Но Буш не отвечал на крики, словно и не слышал. Он отвел руку Аслана, вернулся к Грузину, смотрел ему в глаза.

— Чем лечитесь?

— Всем лечусь, — с горечью отвечал Грузин, махнув рукой на секретность: знают двое, знает и свинья. — Папазол, диклофенак, кофетамин, суматриптан, топирамат, амриптилин, метопролол, верапамил, ромашка девичья — девичья мне, мужчине! Крокодилом лечусь, мочой лечусь — какашками только не лечусь, все остальное было.

— Ну, так вы долго лечиться будете, — задумчиво заметил Буш. — Так можно до смерти долечиться…

— Вот этого не хочу!

— Никто не хочет. — Буш уже завладел большой рукою Грузина, внимательно разглядывал его ногти, ощупывал кожу, другой рукой запрокинул голову, осматривал нос, глаза, уши, попросил стиснуть зубы, оскалиться, кивал, хмыкал довольно. Потребовал стул, Аслан подставил, тот нагло, как дома, уселся напротив хозяина, стал расспрашивать, были ли контузии, ранения, ушибы, сильные удары по голове. Возмущенный Аслан пытался было возразить: кто посмеет ударить хозяина, особенно когда он, Аслан рядом, но хозяин только рукой замахал — уйди ради Христа! Недовольный Аслан отступил в тень, кляня наглого доктора, от которого он не ждал ничего хорошего, как, впрочем, и от всех докторов. Аллах великий, где это видано — поить живого человека мочой? И эти люди называют себя врачами!

Буш между тем продолжал нескромные расспросы. Нет ли аллергии, насморка, не легче ли на свежем воздухе, как боль реагирует на гнев и волнение, например? Нет ли колик в животе, крови из носа, тошноты, запоров, часто ли простужается, когда обычно болит — с утра или к вечеру? Какая именно боль — стреляющая, колющая, тупая, давящая, сверлящая, пульсирующая, нет ли вбитого в голову гвоздя?

Грузин послушно отвечал на все вопросы, сам удивляясь своей покорности.

Наконец Буш закончил, хлопнул по коленям, сказал, что выпишет брионию, что начать можно прямо завтра с малых разведений, результат появится очень быстро.

— Завтра? — разочарованно переспросил Грузин. — А сегодня нельзя? Очень важная встреча сегодня, доктор, надо быть в форме.

— Можно и сегодня, — согласился Буш, — только на голодный желудок.

— Очень голодный, — закивал Грузин, — с утра ничего не ел, такая боль.

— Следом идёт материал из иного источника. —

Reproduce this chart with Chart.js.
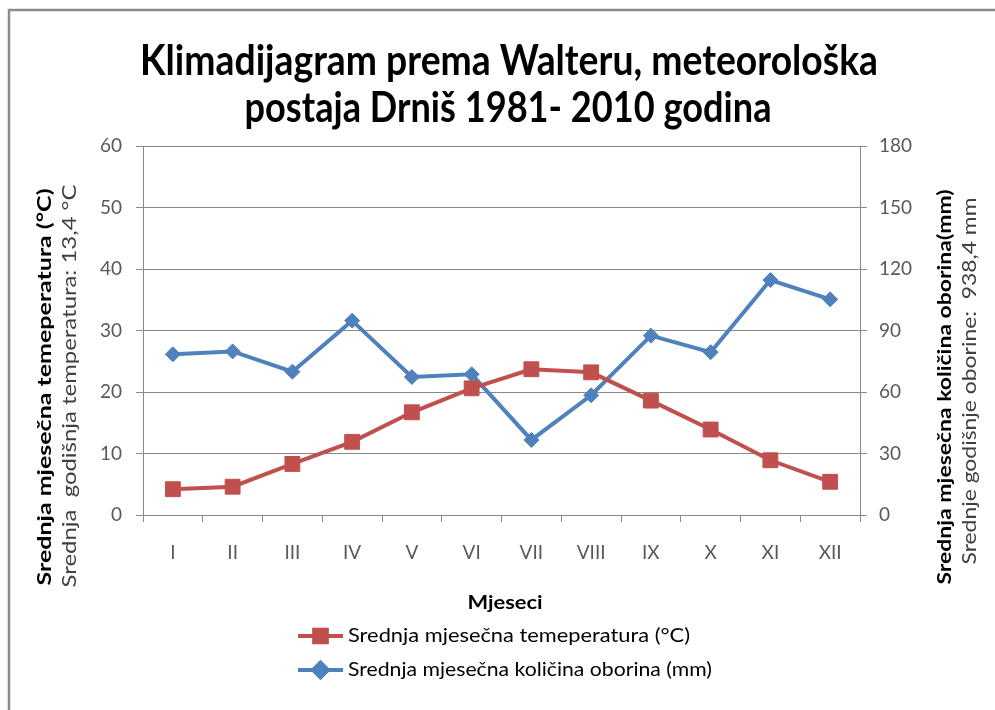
<!DOCTYPE html>
<html>
<head>
<meta charset="utf-8">
<script src="https://cdn.jsdelivr.net/npm/chart.js@4.4.0/dist/chart.umd.min.js"></script>
<style>
    html, body { margin: 0; padding: 0; background: #fff; }
    #wrap { width: 995px; height: 710px; }
</style>
</head>
<body>
<div id="wrap"><canvas id="myChart" width="995" height="710"></canvas></div>
<script>
const months = ["I", "II", "III", "IV", "V", "VI", "VII", "VIII", "IX", "X", "XI", "XII"];
const temperature = [4.2, 4.6, 8.3, 11.9, 16.7, 20.6, 23.7, 23.2, 18.6, 13.9, 8.9, 5.4];
const precipitation = [78.4, 79.8, 69.9, 94.8, 67.3, 68.6, 36.6, 58.4, 87.5, 79.4, 114.6, 105.2];
const tempTicks = [0, 10, 20, 30, 40, 50, 60];
const precipTicks = [0, 30, 60, 90, 120, 150, 180];

const titleLines = ["Klimadijagram prema Walteru, meteorološka", "postaja Drniš 1981- 2010 godina"];
const leftTitle = ["Srednja mjesečna temeperatura (°C)", "Srednja  godišnja temperatura: 13,4 °C"];
const rightTitle = ["Srednja mjesečna količina oborina(mm)", "Srednje godišnje oborine:  938,4 mm"];
const xTitle = "Mjeseci";

const RED = "#C0504D";
const BLUE = "#4F81BD";
const GRID = "#898989";
const FONT = "Lato, 'Open Sans', sans-serif";

// draw text squeezed/stretched to a given width (Calibri is narrower than what we have)
function fitText(ctx, text, x, y, width, font, color, rotate, align) {
    ctx.save();
    ctx.font = font;
    ctx.fillStyle = color;
    ctx.textBaseline = "middle";
    ctx.textAlign = align || "center";
    const sx = width / ctx.measureText(text).width;
    ctx.translate(x, y);
    if (rotate) ctx.rotate(-Math.PI / 2);
    ctx.scale(sx, 1);
    ctx.fillText(text, 0, 0);
    ctx.restore();
}

const decor = {
    id: "decor",
    beforeDraw(chart) {
        const ctx = chart.ctx;
        ctx.save();
        ctx.fillStyle = "#fff";
        ctx.fillRect(0, 0, chart.width, chart.height);
        // frame
        ctx.strokeStyle = "#8c8c8c";
        ctx.lineWidth = 2.5;
        ctx.beginPath();
        ctx.moveTo(9, chart.height);
        ctx.lineTo(9, 10);
        ctx.lineTo(chart.width, 10);
        ctx.stroke();
        ctx.restore();
    },
    afterDraw(chart) {
        const ctx = chart.ctx;
        // chart title
        fitText(ctx, titleLines[0], 509, 61, 738, "bold 42px " + FONT, "#000");
        fitText(ctx, titleLines[1], 508, 108, 527, "bold 42px " + FONT, "#000");
        // axis titles
        fitText(ctx, leftTitle[0], 45, 387, 397, "bold 19px " + FONT, "#000", true);
        fitText(ctx, leftTitle[1], 70, 386, 403, "19px " + FONT, "#404040", true);
        fitText(ctx, rightTitle[0], 945, 387, 395, "bold 19px " + FONT, "#000", true);
        fitText(ctx, rightTitle[1], 970, 381, 367, "19px " + FONT, "#404040", true);
        fitText(ctx, xTitle, 505, 603, 75, "bold 19px " + FONT, "#000");

        // legend, one item per row
        const rows = [636, 670];
        const widths = [342, 364];
        chart.data.datasets.forEach(function (ds, i) {
            const y = rows[i];
            ctx.save();
            ctx.strokeStyle = ds.borderColor;
            ctx.lineWidth = 4;
            ctx.beginPath();
            ctx.moveTo(298, y);
            ctx.lineTo(343, y);
            ctx.stroke();
            ctx.fillStyle = ds.backgroundColor;
            ctx.strokeStyle = ds.borderColor;
            Chart.helpers.drawPoint(ctx, {
                pointStyle: ds.pointStyle,
                radius: ds.pointStyle === "rect" ? 9 : 7.5,
                rotation: 0,
                borderWidth: 1
            }, 320.5, y);
            ctx.restore();
            fitText(ctx, ds.label, 348, y, widths[i], "19px " + FONT, "#000", false, "left");
        });
    }
};

const ctx = document.getElementById("myChart");

new Chart(ctx, {
    type: "line",
    data: {
        labels: months,
        datasets: [
            {
                label: "Srednja mjesečna temeperatura (°C)",
                data: temperature,
                yAxisID: "y",
                borderColor: RED,
                backgroundColor: RED,
                borderWidth: 4,
                pointStyle: "rect",
                pointRadius: 10.5,
                pointHoverRadius: 10.5,
                pointBorderWidth: 1,
                tension: 0
            },
            {
                label: "Srednja mjesečna količina oborina (mm)",
                data: precipitation,
                yAxisID: "y1",
                borderColor: BLUE,
                backgroundColor: BLUE,
                borderWidth: 4,
                pointStyle: "rectRot",
                pointRadius: 7.5,
                pointHoverRadius: 7.5,
                pointBorderWidth: 1,
                tension: 0
            }
        ]
    },
    options: {
        responsive: false,
        animation: false,
        devicePixelRatio: 1,
        layout: {
            padding: { left: 90, right: 75, top: 146, bottom: 145 }
        },
        plugins: {
            legend: { display: false },
            title: { display: false },
            tooltip: { enabled: false }
        },
        scales: {
            x: {
                offset: true,
                grid: {
                    offset: true,
                    drawOnChartArea: false,
                    color: GRID,
                    tickLength: 7
                },
                border: { color: GRID, width: 1 },
                ticks: {
                    color: "#595959",
                    padding: 19,
                    font: { family: FONT, size: 19 }
                },
                afterFit: function (scale) { scale.height = 50; }
            },
            y: {
                position: "left",
                min: tempTicks[0],
                max: tempTicks[tempTicks.length - 1],
                afterBuildTicks: function (scale) {
                    scale.ticks = tempTicks.map(v => ({ value: v }));
                },
                grid: { color: GRID, tickLength: 7 },
                border: { color: GRID, width: 1 },
                ticks: {
                    color: "#595959",
                    padding: 14,
                    font: { family: FONT, size: 19 }
                },
                afterFit: function (scale) { scale.width = 53; }
            },
            y1: {
                position: "right",
                min: precipTicks[0],
                max: precipTicks[precipTicks.length - 1],
                afterBuildTicks: function (scale) {
                    scale.ticks = precipTicks.map(v => ({ value: v }));
                },
                grid: { drawOnChartArea: false, color: GRID, tickLength: 7 },
                border: { color: GRID, width: 1 },
                ticks: {
                    color: "#595959",
                    padding: 12,
                    font: { family: FONT, size: 19 }
                },
                afterFit: function (scale) { scale.width = 60; }
            }
        }
    },
    plugins: [decor]
});
</script>
</body>
</html>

Буш нацарапал на бумажке латинское название, отдал Грузину. Тот посмотрел на бумажку с каким-то священным ужасом: неизвестно почему, но он верил, верил этому странному доктору, вынырнувшему словно из-под земли. Кантришвили поднял глаза и увидел рядом с собой горящий взгляд Аслана. «Отравят, хозяин, — читалось в этом взгляде, — обязательно отравят!»

«Не отравят, — отвечал Грузин тоже взглядом. — А ты бери бумажку и дуй в аптеку!»